Lalu Hajjaj menyuruh algojonya, ”Potonglah lehernya dihadapanku.”
Sa’id : ”Ijinkan aku shalat dua rakaat.”
Sa’id melaksanakan dua rakaat shalat, lalu menghadapkan mukanya ke arah kiblat, dan membaca,

”Sesungguhnya aku menghadapkan diriku kepada Allah yang menciptakan langit dan bumi dengan cenderung kepada agama yang benar, dan aku bukanlah termasuk orang-orang yang mempersekutukan Allah.” (Al-An’am:79)

Hajjaj : ”Palingkanlah wajahnya dari kiblat. Arahkan wajahnya ke kiblat orang-orang Nasrani, karena ia telah memecah belah kaum muslimin dan telah menimbulkan perselisihan di antara mereka.” wajah Sa’id pun dipalingkan dari kiblat. Lalu Sa’id membaca,

”Maka kemana pun kamu palingkan wajahmu, di situlah wajah Allah.” (Al-Baqarah:115)

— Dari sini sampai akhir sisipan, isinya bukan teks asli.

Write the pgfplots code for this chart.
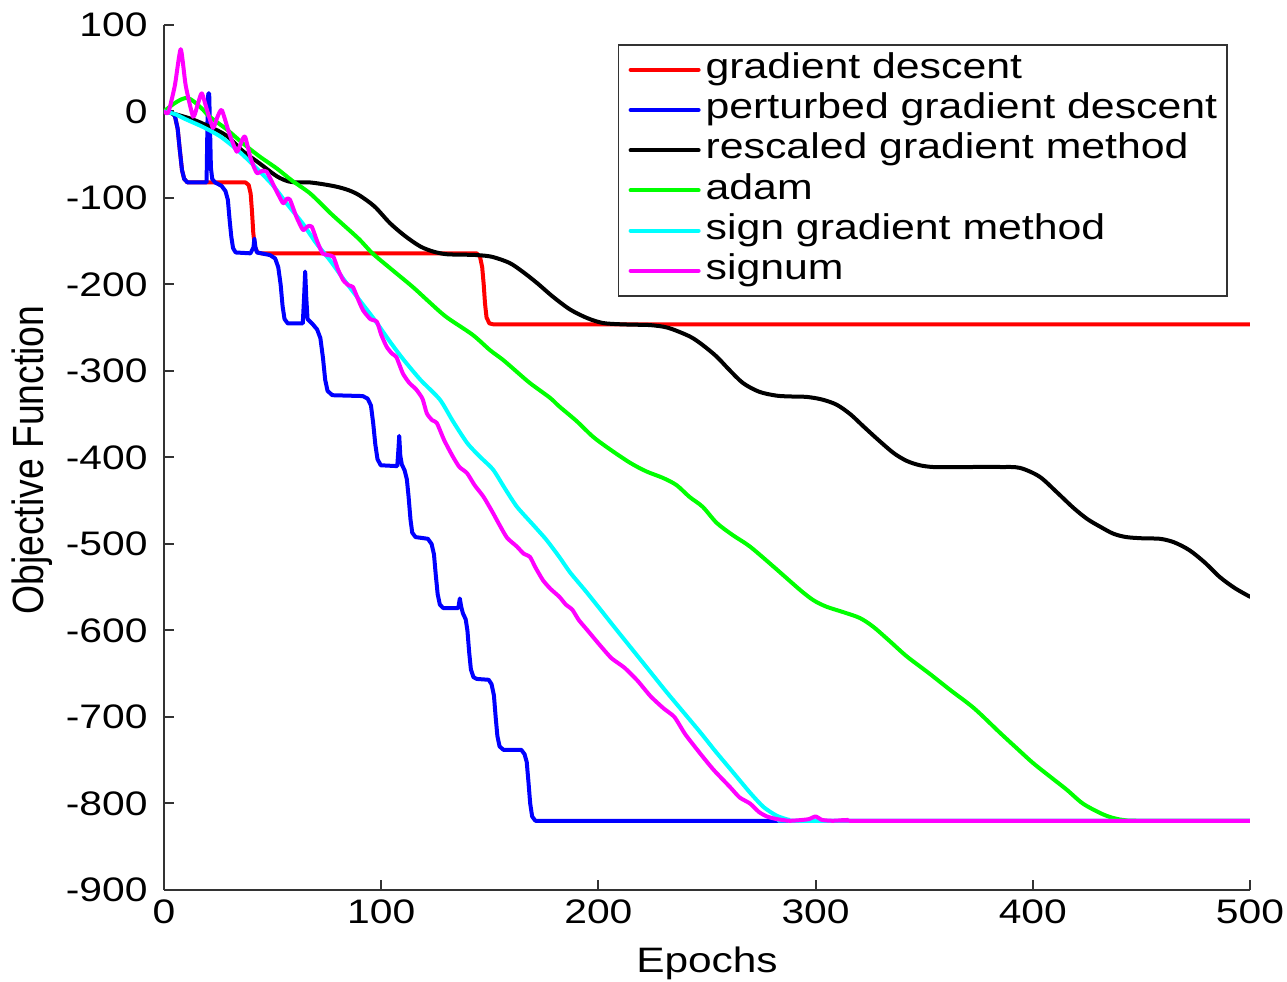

Hajjaj : ”Telungkupkan wajahnya! Kita bertanggung jawab atas perbuatannya yang terlihat.”
Lalu Sa’id membaca,

”Darinya (tanah) Kami menjadikanmu, dan kepadanya kami akan mengembalikanmu, dan darinya kami akan mengeluarkanmu pada kali yang lain.” (Thaaha:55)

Hajjaj : ”Bunuh dia.”
Sa’id : ”Aku bersaksi atas perbuatan ini. Aku bersaksi bahwa tiada Tuhan selain Allah. Dan aku bersaksi bahwa Muhammad itu utusan-Nya. Wahai Hajjaj, ingatlah jika nanti pada hari kiamat, aku berjumpa denganmu, aku akan menuntutmu.” lalu Sa’id pun mati syahid. Inna lillahi wa inna ilaihi raji’uun.
Setelah kematiannya, banyak darah mengalir dari tubuhnya, sehingga Hajjaj kaget. Hajjaj bertanya kepada tabibnya, jawab tabibnya, ”itu karena ketenangan hati Sa’id. Sedikitpun ia tidak takut menghadapi kematiannya, sehingga darahnya mengalir sesuai kadarnya. Berbeda dengan orang yang takut menghadapi kematian, darahnya membeku sebelum ia mati.